Nearly two-thirds of employees who report sexual harassment also report employer retaliation.
By: | December 21, 2018 • 2 min read
Close-up Of Sexual Harassment Complaint Form With Pen At Desk

It’s been well publicized that one of the biggest barriers standing in the way of ridding workplaces of sexual harassment is the fear of retaliation. Now, new research out of the University of Massachusetts Amherst Center for Employment Equity titled “Employer Responses to Sexual Harassment” suggests that employees may have good reason to be concerned.

The study, which analyzed over 46,000 harassment claims sent to the Equal Employment Opportunity Commission and state Fair Employment Practices Agencies from 2012 through 2016, found that 65 percent of employees who file sexual-harassment complaints lost their jobs within a year, while 68 percent reported some form of retaliation by their employer.


Of course, the data set being studied here precedes the re-emergence of the #MeToo Movement in 2017. (A piece published in HRE earlier this year surveyed top employment attorneys and asked them what the #MeToo movement can teach HR leaders.)

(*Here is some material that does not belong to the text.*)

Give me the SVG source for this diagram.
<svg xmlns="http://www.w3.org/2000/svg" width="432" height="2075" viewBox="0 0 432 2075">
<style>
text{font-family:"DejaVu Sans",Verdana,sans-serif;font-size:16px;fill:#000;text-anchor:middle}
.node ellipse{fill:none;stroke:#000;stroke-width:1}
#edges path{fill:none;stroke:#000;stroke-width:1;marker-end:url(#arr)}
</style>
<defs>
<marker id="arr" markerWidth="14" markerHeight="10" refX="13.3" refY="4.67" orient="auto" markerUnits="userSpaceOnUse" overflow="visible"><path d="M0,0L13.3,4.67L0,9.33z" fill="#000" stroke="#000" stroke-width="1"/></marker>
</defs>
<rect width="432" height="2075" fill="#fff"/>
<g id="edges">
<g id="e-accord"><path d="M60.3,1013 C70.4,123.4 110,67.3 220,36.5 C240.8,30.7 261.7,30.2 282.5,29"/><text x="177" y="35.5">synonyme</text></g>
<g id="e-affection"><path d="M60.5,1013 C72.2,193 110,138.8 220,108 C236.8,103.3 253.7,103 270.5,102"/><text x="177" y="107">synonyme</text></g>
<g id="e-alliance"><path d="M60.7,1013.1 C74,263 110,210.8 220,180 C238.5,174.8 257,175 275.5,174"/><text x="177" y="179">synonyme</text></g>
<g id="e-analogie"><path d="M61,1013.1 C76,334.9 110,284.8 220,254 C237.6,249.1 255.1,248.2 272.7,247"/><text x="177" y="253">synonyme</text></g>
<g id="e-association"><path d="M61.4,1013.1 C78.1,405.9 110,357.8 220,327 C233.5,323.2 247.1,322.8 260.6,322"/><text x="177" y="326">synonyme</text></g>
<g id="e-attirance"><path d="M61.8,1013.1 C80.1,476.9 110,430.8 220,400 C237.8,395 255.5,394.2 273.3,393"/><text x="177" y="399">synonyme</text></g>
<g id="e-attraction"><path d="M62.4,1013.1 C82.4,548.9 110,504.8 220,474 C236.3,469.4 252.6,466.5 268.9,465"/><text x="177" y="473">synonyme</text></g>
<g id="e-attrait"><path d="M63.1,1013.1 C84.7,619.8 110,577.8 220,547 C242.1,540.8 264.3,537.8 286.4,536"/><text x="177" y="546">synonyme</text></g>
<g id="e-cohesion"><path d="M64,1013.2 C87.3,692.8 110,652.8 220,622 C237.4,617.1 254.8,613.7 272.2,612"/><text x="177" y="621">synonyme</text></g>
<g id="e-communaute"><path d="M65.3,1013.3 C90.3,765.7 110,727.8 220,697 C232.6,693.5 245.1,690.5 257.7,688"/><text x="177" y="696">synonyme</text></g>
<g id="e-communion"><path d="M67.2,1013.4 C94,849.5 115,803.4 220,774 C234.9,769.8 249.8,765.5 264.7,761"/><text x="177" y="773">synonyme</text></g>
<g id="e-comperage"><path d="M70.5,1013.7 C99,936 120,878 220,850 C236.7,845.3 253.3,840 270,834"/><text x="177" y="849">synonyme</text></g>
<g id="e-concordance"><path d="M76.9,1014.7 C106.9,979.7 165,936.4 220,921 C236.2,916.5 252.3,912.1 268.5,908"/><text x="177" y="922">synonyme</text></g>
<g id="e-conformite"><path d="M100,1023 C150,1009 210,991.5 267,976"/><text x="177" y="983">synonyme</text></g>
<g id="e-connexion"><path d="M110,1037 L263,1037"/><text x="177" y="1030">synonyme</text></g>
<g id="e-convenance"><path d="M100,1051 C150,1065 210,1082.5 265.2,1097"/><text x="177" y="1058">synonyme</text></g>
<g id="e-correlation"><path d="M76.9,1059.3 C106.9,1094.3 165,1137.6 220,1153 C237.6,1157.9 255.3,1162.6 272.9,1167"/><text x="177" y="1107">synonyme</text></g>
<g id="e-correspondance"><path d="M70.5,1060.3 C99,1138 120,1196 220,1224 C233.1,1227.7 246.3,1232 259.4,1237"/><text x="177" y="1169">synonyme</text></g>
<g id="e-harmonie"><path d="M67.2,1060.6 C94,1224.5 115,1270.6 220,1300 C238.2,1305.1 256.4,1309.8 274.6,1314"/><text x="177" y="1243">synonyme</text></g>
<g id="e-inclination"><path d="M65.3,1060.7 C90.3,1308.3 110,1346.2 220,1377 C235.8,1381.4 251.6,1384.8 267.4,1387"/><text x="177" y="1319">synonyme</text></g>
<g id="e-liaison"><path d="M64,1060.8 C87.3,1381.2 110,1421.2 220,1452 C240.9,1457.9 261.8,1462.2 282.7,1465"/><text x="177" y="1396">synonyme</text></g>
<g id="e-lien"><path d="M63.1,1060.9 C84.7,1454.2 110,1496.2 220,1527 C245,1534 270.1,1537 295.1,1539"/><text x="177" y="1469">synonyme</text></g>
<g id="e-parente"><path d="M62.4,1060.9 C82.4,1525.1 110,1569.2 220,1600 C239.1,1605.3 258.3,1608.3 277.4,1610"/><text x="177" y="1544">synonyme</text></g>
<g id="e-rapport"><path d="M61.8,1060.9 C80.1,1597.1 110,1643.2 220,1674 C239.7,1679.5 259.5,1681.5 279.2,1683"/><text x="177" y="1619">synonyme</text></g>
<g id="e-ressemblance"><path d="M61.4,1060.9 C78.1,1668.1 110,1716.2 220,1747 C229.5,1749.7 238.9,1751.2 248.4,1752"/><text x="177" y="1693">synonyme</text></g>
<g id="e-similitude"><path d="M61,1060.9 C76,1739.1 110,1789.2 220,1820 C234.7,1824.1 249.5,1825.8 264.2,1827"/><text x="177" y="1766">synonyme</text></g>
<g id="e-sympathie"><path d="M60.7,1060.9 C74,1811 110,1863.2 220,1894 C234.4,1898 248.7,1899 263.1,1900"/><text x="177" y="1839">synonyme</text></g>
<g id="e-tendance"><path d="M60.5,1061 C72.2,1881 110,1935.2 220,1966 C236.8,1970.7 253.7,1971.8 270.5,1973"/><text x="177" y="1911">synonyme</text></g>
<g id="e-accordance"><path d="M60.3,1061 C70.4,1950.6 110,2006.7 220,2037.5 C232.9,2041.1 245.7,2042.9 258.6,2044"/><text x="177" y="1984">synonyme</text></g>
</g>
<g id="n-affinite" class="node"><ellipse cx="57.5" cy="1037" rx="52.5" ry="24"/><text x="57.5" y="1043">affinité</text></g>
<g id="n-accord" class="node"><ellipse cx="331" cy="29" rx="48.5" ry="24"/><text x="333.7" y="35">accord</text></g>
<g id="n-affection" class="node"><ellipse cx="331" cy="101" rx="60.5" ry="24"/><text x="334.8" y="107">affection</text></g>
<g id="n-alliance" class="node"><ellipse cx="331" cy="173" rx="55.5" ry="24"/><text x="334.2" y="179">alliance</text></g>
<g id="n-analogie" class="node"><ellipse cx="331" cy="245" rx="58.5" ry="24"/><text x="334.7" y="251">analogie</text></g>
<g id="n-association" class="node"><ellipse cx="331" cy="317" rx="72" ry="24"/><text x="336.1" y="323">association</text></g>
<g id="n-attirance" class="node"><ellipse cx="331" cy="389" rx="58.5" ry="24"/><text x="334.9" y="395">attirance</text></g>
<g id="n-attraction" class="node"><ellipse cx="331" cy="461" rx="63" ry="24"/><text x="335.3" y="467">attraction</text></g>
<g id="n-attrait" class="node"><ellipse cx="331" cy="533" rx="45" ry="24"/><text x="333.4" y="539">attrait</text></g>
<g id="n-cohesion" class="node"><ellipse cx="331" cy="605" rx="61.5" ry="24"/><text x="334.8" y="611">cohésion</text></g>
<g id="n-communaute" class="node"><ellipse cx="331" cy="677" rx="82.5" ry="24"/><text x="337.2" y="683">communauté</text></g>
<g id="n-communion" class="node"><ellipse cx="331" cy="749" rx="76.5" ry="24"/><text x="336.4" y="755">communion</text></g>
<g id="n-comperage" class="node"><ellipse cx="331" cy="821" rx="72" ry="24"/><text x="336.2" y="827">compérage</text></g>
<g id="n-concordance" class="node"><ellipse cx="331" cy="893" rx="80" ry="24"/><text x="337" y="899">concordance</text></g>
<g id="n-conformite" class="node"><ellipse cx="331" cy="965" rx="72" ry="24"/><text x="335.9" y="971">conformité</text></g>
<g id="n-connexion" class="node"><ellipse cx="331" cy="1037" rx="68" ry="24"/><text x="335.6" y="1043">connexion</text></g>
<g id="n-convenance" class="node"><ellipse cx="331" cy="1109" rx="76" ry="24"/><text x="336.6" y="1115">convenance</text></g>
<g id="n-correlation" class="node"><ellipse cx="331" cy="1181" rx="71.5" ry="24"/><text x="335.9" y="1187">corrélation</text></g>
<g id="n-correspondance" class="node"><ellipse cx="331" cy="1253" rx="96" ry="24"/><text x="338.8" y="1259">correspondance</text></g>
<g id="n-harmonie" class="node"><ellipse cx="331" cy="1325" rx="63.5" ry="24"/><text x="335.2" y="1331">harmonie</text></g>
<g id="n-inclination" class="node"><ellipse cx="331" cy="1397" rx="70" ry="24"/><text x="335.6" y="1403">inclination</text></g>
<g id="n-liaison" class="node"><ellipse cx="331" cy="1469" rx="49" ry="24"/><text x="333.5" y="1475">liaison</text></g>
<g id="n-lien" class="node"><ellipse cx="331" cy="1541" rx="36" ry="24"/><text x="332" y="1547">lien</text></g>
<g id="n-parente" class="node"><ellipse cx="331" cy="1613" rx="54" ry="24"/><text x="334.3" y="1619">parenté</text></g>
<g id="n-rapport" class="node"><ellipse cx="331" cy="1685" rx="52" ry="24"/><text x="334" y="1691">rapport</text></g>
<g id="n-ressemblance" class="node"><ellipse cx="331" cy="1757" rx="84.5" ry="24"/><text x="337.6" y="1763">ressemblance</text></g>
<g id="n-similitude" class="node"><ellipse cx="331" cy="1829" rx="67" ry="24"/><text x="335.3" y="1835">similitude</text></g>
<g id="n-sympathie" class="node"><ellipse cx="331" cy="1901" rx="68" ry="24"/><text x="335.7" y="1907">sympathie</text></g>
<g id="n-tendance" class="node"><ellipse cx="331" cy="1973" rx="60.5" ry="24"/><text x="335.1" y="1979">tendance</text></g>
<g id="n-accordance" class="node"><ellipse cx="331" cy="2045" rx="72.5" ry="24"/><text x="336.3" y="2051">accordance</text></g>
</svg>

Don Tomaskovic-Devey, professor of sociology at UMass Amherst, founding director of CEE and a co-author of the study, says his contacts at the EEOC and at the California Fair Employment Practice Commission report that complaints are up in 2017 and 2018. “That suggests to me that employees are feeling empowered, but it doesn’t tell me that employer behavior has changed,” he says.

Were the surge in complaints to be accompanied by a lower number of firings and retaliation, then that would suggest that employers were beginning to change their behavior. “It will be interesting to see if that’s what happens,” he adds.